[Aim] The records that follow need to be output exactly as they are.

[Items]
------------------------------------------------------------

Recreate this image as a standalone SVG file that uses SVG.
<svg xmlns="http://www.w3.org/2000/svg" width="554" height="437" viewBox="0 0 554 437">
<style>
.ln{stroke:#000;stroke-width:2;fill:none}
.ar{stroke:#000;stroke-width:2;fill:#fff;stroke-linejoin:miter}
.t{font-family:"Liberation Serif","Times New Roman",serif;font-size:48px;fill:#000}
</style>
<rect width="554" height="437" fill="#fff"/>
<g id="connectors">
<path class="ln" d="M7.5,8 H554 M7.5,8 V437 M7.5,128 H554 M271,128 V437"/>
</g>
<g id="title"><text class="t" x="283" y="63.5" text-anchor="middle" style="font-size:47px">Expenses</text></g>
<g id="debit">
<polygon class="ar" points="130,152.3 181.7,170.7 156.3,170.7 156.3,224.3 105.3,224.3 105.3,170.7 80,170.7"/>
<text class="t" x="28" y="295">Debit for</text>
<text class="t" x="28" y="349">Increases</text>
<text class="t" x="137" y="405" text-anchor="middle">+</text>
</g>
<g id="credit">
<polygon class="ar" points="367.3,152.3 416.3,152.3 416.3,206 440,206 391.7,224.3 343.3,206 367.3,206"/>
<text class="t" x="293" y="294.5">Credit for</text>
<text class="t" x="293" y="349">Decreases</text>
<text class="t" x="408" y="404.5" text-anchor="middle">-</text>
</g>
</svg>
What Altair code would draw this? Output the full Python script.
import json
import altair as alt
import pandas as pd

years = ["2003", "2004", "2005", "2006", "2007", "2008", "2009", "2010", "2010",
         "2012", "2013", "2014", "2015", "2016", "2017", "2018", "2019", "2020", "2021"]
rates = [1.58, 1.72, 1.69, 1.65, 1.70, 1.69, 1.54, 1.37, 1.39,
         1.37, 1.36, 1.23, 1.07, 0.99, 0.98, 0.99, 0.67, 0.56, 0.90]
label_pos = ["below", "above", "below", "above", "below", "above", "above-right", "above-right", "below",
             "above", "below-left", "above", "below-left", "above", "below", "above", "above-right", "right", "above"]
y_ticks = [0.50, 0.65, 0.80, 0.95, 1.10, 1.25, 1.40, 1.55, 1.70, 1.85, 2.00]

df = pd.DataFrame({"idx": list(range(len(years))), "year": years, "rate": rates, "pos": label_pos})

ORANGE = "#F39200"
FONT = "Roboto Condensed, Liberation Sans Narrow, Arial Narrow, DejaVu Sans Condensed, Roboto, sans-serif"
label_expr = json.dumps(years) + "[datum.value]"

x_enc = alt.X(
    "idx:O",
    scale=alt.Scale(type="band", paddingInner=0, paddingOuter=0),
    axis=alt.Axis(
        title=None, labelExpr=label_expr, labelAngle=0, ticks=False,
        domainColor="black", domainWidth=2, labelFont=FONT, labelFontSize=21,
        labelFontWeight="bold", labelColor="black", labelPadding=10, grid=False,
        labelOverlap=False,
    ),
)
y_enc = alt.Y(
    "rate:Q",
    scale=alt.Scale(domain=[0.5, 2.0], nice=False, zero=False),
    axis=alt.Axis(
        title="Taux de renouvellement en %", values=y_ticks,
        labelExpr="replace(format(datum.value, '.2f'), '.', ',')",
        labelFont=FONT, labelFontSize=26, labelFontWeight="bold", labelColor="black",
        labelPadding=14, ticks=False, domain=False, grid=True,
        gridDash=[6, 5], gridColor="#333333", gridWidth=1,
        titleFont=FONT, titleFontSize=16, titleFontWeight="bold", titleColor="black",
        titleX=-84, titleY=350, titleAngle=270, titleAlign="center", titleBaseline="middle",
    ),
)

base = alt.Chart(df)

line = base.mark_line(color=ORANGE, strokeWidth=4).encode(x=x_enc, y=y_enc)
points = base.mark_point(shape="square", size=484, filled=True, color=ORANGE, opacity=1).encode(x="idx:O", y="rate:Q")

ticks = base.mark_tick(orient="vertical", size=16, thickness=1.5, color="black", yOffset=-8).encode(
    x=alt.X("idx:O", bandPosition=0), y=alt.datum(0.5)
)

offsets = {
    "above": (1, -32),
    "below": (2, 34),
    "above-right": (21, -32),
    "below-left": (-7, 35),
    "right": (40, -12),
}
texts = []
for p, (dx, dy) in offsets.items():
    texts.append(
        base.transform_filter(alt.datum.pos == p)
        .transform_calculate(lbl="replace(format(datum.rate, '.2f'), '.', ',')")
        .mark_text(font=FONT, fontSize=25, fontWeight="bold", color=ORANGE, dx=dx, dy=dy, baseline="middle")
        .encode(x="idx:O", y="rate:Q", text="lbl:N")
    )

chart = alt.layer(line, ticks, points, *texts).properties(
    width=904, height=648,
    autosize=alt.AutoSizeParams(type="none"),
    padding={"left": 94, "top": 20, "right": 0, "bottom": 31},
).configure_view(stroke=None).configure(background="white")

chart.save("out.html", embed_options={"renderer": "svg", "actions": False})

------------------------------------------------------------

[Full response]
Recreate this image as a standalone SVG file that uses SVG.
<svg xmlns="http://www.w3.org/2000/svg" width="554" height="437" viewBox="0 0 554 437">
<style>
.ln{stroke:#000;stroke-width:2;fill:none}
.ar{stroke:#000;stroke-width:2;fill:#fff;stroke-linejoin:miter}
.t{font-family:"Liberation Serif","Times New Roman",serif;font-size:48px;fill:#000}
</style>
<rect width="554" height="437" fill="#fff"/>
<g id="connectors">
<path class="ln" d="M7.5,8 H554 M7.5,8 V437 M7.5,128 H554 M271,128 V437"/>
</g>
<g id="title"><text class="t" x="283" y="63.5" text-anchor="middle" style="font-size:47px">Expenses</text></g>
<g id="debit">
<polygon class="ar" points="130,152.3 181.7,170.7 156.3,170.7 156.3,224.3 105.3,224.3 105.3,170.7 80,170.7"/>
<text class="t" x="28" y="295">Debit for</text>
<text class="t" x="28" y="349">Increases</text>
<text class="t" x="137" y="405" text-anchor="middle">+</text>
</g>
<g id="credit">
<polygon class="ar" points="367.3,152.3 416.3,152.3 416.3,206 440,206 391.7,224.3 343.3,206 367.3,206"/>
<text class="t" x="293" y="294.5">Credit for</text>
<text class="t" x="293" y="349">Decreases</text>
<text class="t" x="408" y="404.5" text-anchor="middle">-</text>
</g>
</svg>
What Altair code would draw this? Output the full Python script.
import json
import altair as alt
import pandas as pd

years = ["2003", "2004", "2005", "2006", "2007", "2008", "2009", "2010", "2010",
         "2012", "2013", "2014", "2015", "2016", "2017", "2018", "2019", "2020", "2021"]
rates = [1.58, 1.72, 1.69, 1.65, 1.70, 1.69, 1.54, 1.37, 1.39,
         1.37, 1.36, 1.23, 1.07, 0.99, 0.98, 0.99, 0.67, 0.56, 0.90]
label_pos = ["below", "above", "below", "above", "below", "above", "above-right", "above-right", "below",
             "above", "below-left", "above", "below-left", "above", "below", "above", "above-right", "right", "above"]
y_ticks = [0.50, 0.65, 0.80, 0.95, 1.10, 1.25, 1.40, 1.55, 1.70, 1.85, 2.00]

df = pd.DataFrame({"idx": list(range(len(years))), "year": years, "rate": rates, "pos": label_pos})

ORANGE = "#F39200"
FONT = "Roboto Condensed, Liberation Sans Narrow, Arial Narrow, DejaVu Sans Condensed, Roboto, sans-serif"
label_expr = json.dumps(years) + "[datum.value]"

x_enc = alt.X(
    "idx:O",
    scale=alt.Scale(type="band", paddingInner=0, paddingOuter=0),
    axis=alt.Axis(
        title=None, labelExpr=label_expr, labelAngle=0, ticks=False,
        domainColor="black", domainWidth=2, labelFont=FONT, labelFontSize=21,
        labelFontWeight="bold", labelColor="black", labelPadding=10, grid=False,
        labelOverlap=False,
    ),
)
y_enc = alt.Y(
    "rate:Q",
    scale=alt.Scale(domain=[0.5, 2.0], nice=False, zero=False),
    axis=alt.Axis(
        title="Taux de renouvellement en %", values=y_ticks,
        labelExpr="replace(format(datum.value, '.2f'), '.', ',')",
        labelFont=FONT, labelFontSize=26, labelFontWeight="bold", labelColor="black",
        labelPadding=14, ticks=False, domain=False, grid=True,
        gridDash=[6, 5], gridColor="#333333", gridWidth=1,
        titleFont=FONT, titleFontSize=16, titleFontWeight="bold", titleColor="black",
        titleX=-84, titleY=350, titleAngle=270, titleAlign="center", titleBaseline="middle",
    ),
)

base = alt.Chart(df)

line = base.mark_line(color=ORANGE, strokeWidth=4).encode(x=x_enc, y=y_enc)
points = base.mark_point(shape="square", size=484, filled=True, color=ORANGE, opacity=1).encode(x="idx:O", y="rate:Q")

ticks = base.mark_tick(orient="vertical", size=16, thickness=1.5, color="black", yOffset=-8).encode(
    x=alt.X("idx:O", bandPosition=0), y=alt.datum(0.5)
)

offsets = {
    "above": (1, -32),
    "below": (2, 34),
    "above-right": (21, -32),
    "below-left": (-7, 35),
    "right": (40, -12),
}
texts = []
for p, (dx, dy) in offsets.items():
    texts.append(
        base.transform_filter(alt.datum.pos == p)
        .transform_calculate(lbl="replace(format(datum.rate, '.2f'), '.', ',')")
        .mark_text(font=FONT, fontSize=25, fontWeight="bold", color=ORANGE, dx=dx, dy=dy, baseline="middle")
        .encode(x="idx:O", y="rate:Q", text="lbl:N")
    )

chart = alt.layer(line, ticks, points, *texts).properties(
    width=904, height=648,
    autosize=alt.AutoSizeParams(type="none"),
    padding={"left": 94, "top": 20, "right": 0, "bottom": 31},
).configure_view(stroke=None).configure(background="white")

chart.save("out.html", embed_options={"renderer": "svg", "actions": False})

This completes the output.